Fifth Church of Christ Scientist, built in 1927 at W. 117th and Clifton, has sat vacant for over two decades with little in the way of maintenance or repairs. In that time, it has suffered from major structural deterioration that would cost millions to fix.
Giant Eagle donated the property to the City of Cleveland in 2002, but it was in severe disrepair even then. The city has been unable to find any developers willing or able to repurpose it. The building is landlocked and has no available parking.
Although a neighborhood group has formed in the hopes of saving it, Anitz Brindza of Cudell Improvement Inc.
, which has tried for years to find a buyer or tenant for the historic site, says it is likely a fait accomplis
that the building will come down.
"A lot of people that [organizer] Jeon Francis of Save Fifth Church
has whipped into a frenzy are under the impression that the church is in a salvageable condition," says Brindza. "It is not. It is so deteriorated from neglect and abuse that a $10 million price tag would probably only scratch the surface. The dome is supported by steel infrastructure that really could come down at any time."
Francis disagrees. "Preserving the building truly could be a fantastic catalyst for the economic and social revitalization of this neighborhood. We want to work with the councilperson and the CDC to champion repurposing of this historic building."

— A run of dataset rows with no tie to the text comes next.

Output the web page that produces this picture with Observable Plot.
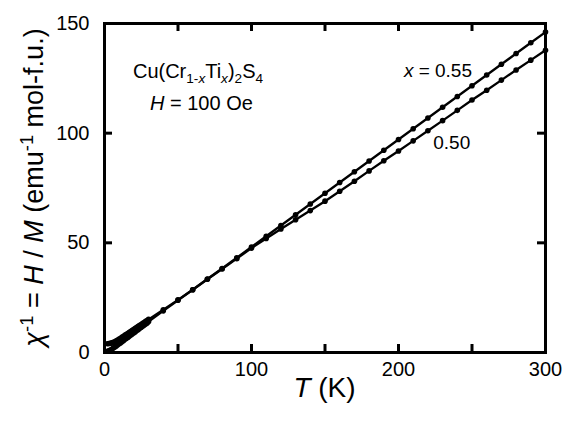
<!DOCTYPE html>
<html>
<head>
<meta charset="utf-8">
<script src="https://cdn.jsdelivr.net/npm/d3@7"></script>
<script src="https://cdn.jsdelivr.net/npm/@observablehq/plot@0.6"></script>
<style>
  body { margin: 0; background: #fff; }
  svg { font-family: "Liberation Sans", Arial, Helvetica, sans-serif; }
</style>
</head>
<body>
<div id="chart"></div>
<script>
// Inverse susceptibility of Cu(Cr1-xTix)2S4 measured at H = 100 Oe
// Low-temperature sweep (K), dense steps
const tempLow = [2, 3, 4, 5, 6, 7, 8, 9, 10, 11, 12, 13, 14, 15, 16, 17, 18, 19, 20, 21, 22, 23, 24, 25, 26, 27, 28, 29, 30];
const invChi055Low = [4.0, 4.1, 4.2, 4.4, 4.6, 4.9, 5.3, 5.7, 6.1, 6.5, 7.0, 7.4, 7.9, 8.3, 8.8, 9.2, 9.7, 10.1, 10.6, 11.0, 11.5, 11.9, 12.4, 12.8, 13.3, 13.7, 14.2, 14.6, 15.1];
const invChi050Low = [0.6, 0.8, 1.1, 1.5, 2.0, 2.5, 3.0, 3.5, 4.0, 4.5, 5.0, 5.5, 6.0, 6.5, 7.0, 7.5, 8.0, 8.5, 9.0, 9.5, 10.0, 10.5, 11.0, 11.5, 12.0, 12.5, 13.0, 13.5, 14.1];
// High-temperature sweep (K), 10 K steps
const tempHigh = [40, 50, 60, 70, 80, 90, 100, 110, 120, 130, 140, 150, 160, 170, 180, 190, 200, 210, 220, 230, 240, 250, 260, 270, 280, 290, 300];
const invChi055High = [19.5, 24.0, 28.6, 33.5, 38.3, 43.2, 48.1, 53.0, 57.9, 62.8, 67.7, 72.6, 77.5, 82.4, 87.3, 92.2, 97.1, 102.0, 106.9, 111.8, 116.7, 121.6, 126.5, 131.4, 136.3, 141.2, 146.1];
const invChi050High = [19.0, 23.8, 28.6, 33.4, 38.1, 42.8, 47.6, 52.0, 56.3, 60.5, 64.7, 69.0, 73.5, 78.1, 82.8, 87.4, 91.9, 96.5, 101.1, 105.7, 110.4, 115.1, 119.6, 124.2, 128.8, 133.3, 137.8];

const xTicks = [0, 50, 100, 150, 200, 250, 300];
const xTickLabels = [0, 100, 200, 300];
const yTicks = [0, 50, 100, 150];

function series(x, temps, values) {
  return temps.map((T, i) => ({ x, T, chi: values[i] }));
}
const rows = [
  ...series("0.55", [...tempLow, ...tempHigh], [...invChi055Low, ...invChi055High]),
  ...series("0.50", [...tempLow, ...tempHigh], [...invChi050Low, ...invChi050High])
];

const W = 566, H = 428;
const mL = 104, mR = 21, mT = 23, mB = 76;
const plotW = W - mL - mR, plotH = H - mT - mB;
const tickLen = 8;

const chart = Plot.plot({
  width: W,
  height: H,
  marginLeft: mL,
  marginRight: mR,
  marginTop: mT,
  marginBottom: mB,
  style: { background: "#fff", color: "#000", fontFamily: '"Liberation Sans", Arial, sans-serif', fontSize: "20px", overflow: "visible" },
  x: { domain: [0, 300] },
  y: { domain: [0, 150] },
  marks: [
    Plot.line(rows, { x: "T", y: "chi", z: "x", stroke: "#000", strokeWidth: 2.3 }),
    Plot.dot(rows, { x: "T", y: "chi", r: 2.8, fill: "#000", stroke: "none" }),
    // inward ticks on all four sides
    Plot.tickX(xTicks, { x: d => d, insetTop: plotH - tickLen, stroke: "#000", strokeWidth: 3 }),
    Plot.tickX(xTicks, { x: d => d, insetBottom: plotH - tickLen, stroke: "#000", strokeWidth: 3 }),
    Plot.tickY(yTicks, { y: d => d, insetRight: plotW - tickLen, stroke: "#000", strokeWidth: 3 }),
    Plot.tickY(yTicks, { y: d => d, insetLeft: plotW - tickLen, stroke: "#000", strokeWidth: 3 }),
    Plot.frame({ stroke: "#000", strokeWidth: 3 }),
    Plot.axisX(xTickLabels, { tickSize: 0, tickPadding: 9, fontSize: 20, label: null }),
    Plot.axisY(yTicks, { tickSize: 0, tickPadding: 15, fontSize: 20, label: null })
  ]
});
document.getElementById("chart").appendChild(chart);

const sx = chart.scale("x"), sy = chart.scale("y");
const svg = d3.select(chart);

// rich text helper: parts = [text, {italic, sub, sup}]
function rich(g, parts, size) {
  let shift = 0;
  parts.forEach(p => {
    const o = typeof p === "string" ? { t: p } : p;
    const ts = g.append("tspan").text(o.t);
    const target = o.sub ? size * 0.28 : o.sup ? -size * 0.38 : 0;
    ts.attr("dy", target - shift);
    shift = target;
    ts.attr("font-size", (o.sub || o.sup) ? size * 0.68 : size);
    if (o.italic) ts.attr("font-style", "italic");
  });
}

function label(x, y, size, parts, anchor = "start", transform = null) {
  const t = svg.append("text")
    .attr("fill", "#000")
    .attr("font-size", size)
    .attr("text-anchor", anchor);
  if (transform) t.attr("transform", transform);
  else t.attr("x", x).attr("y", y);
  rich(t, parts, size);
  return t;
}

// axis titles
label(mL + plotW / 2, 397, 28, [{ t: "T", italic: true }, " (K)"], "middle");
label(0, 0, 27, [
  { t: "\u03C7", italic: true }, { t: "-1", sup: true }, " = ",
  { t: "H", italic: true }, " / ", { t: "M", italic: true },
  " (emu", { t: "-1", sup: true }, " mol-f.u.)"
], "middle", `translate(43,${mT + plotH / 2}) rotate(-90)`);

// compound and field annotation
label(sx.apply(19.7), sy.apply(125), 20, [
  "Cu(Cr", { t: "1-", sub: true }, { t: "x", sub: true, italic: true }, "Ti",
  { t: "x", sub: true, italic: true }, ")", { t: "2", sub: true }, "S", { t: "4", sub: true }
]);
label(sx.apply(31.3), sy.apply(110.3), 20, [{ t: "H", italic: true }, " = 100 Oe"]);

// series labels
label(sx.apply(204), sy.apply(125.4), 19, [{ t: "x", italic: true }, " = 0.55"]);
label(sx.apply(224), sy.apply(92.6), 19, ["0.50"]);
</script>
</body>
</html>
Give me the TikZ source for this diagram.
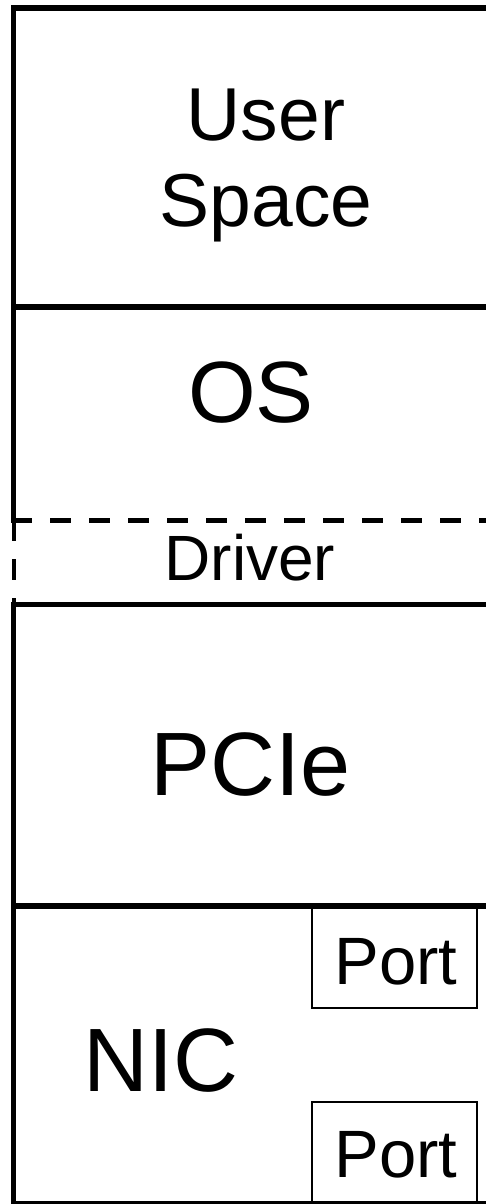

The Save Fifth Church group has initiated a petition drive to collect signatures in support of the church's preservation, is pressuring Councilman Jay Westbrook to support saving the church, and is trying to help find a donor, buyer or developer.
The City of Cleveland has not formally stated its intention to pursue demolition of the building, and Westbrook did not return a call seeking comment for this story.
Brindza says that after years of delays, the Shoppes on Clifton project at W. 117th and Clifton adjacent to the church could move forward soon. The developer, The Carnegie Companies, is in active negotiations with a major anchor tenant.
Although the developer is not at liberty to name that prospective tenant, Brindza says that the neighborhood has always expressed a desire for a grocery store at this spot, and Carnegie has pursued major grocery tenants.
Any future development plans would be presented to the community before being submitted for city approvals. Brindza hopes for a pedestrian-friendly project.
"This is one of the most highly-coveted corners in Cleveland," Brindza says. "It has tremendous traffic counts. But the beauty of it is that it's a pedestrian area too. Whatever is designed needs to be an urban center to serve both pedestrians and commuters."
Major architectural elements of Fifth Church could be repurposed into the retail project or made into public art in other areas of the community.